But this week's discussion went into uncharted territory:
- One woman's deceased mother-in-law visited her during Obon (the Japanese holiday honoring dead anscestors, so that makes sense). In the middle of the night, she heard her MIL approach her bedroom door and then felt her "eyebeams" staring at her through the wood. As she is accenting her vocabulary choice by making motions with her fingers from her eyes to across the room, I felt perplexed. "Eyebeams" didn't seem like the best word but I couldn't figure out a superior one, so "eyebeams" rested as is. However, now I have a vision of a laser-eyed decrepid Japanese grandma taking out my friend in her sleep. She swears she "felt no fear" but I really can't say the same.
- Her husband, the ghost's son, slept through the whole thing.
- Another woman, quite delicate and soft-spoken as well, launched into a story about an accidental run-in with her next door neighbor's son while walking her dog in the wee hours of the morning. After 29 years, he apparently has suddenly decided to start wearing women's clothes in public. She reported that he was wearing a "nice skirt" and "carrying a high quality handbag". People stopped examining their fingernails and started peppering her with questions. Although there are few American sexual/puritanical hangups in Japan, they love to hear about people behaving strangely.

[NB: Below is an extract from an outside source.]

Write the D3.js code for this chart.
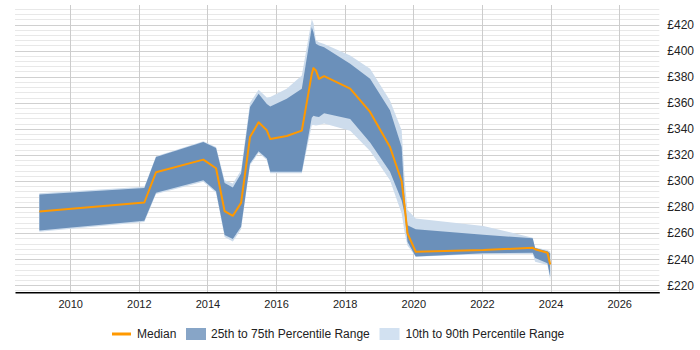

- Yet another lady exclaimed that she had nothing to offer that week but then described the juicy gossip surrounding Mr. Hatoyama, the new Prime Minister, and his wife. Not only was Miyuki Hatoyama married to a lowly sushi bar owner in the states many years ago, but horror of horrors, she divorced him to marry the prime minister. Divorce is a big no-no in Japanese politics.
- ...and so is reporting extraterrestrial sightings. Mrs. Hatoyama, Japan's new First Lady, wrote a book twenty years ago called Very Strange Things I've Encountered, in which she swears her soul was transported to Venus via a "triangular-shaped UFO". This woman is Japanese and was raised in Japan. Did she miss the ubiquitous memo stating "the nail that sticks up is the first to get hammered down"?
Well, it's probably only a matter of time before it's revealed that the new Prime Minister is a cross-dresser and the collective cultural "eyebeams" zero in on his wife. When this story breaks in the main news outlets...please remember: You read it here first.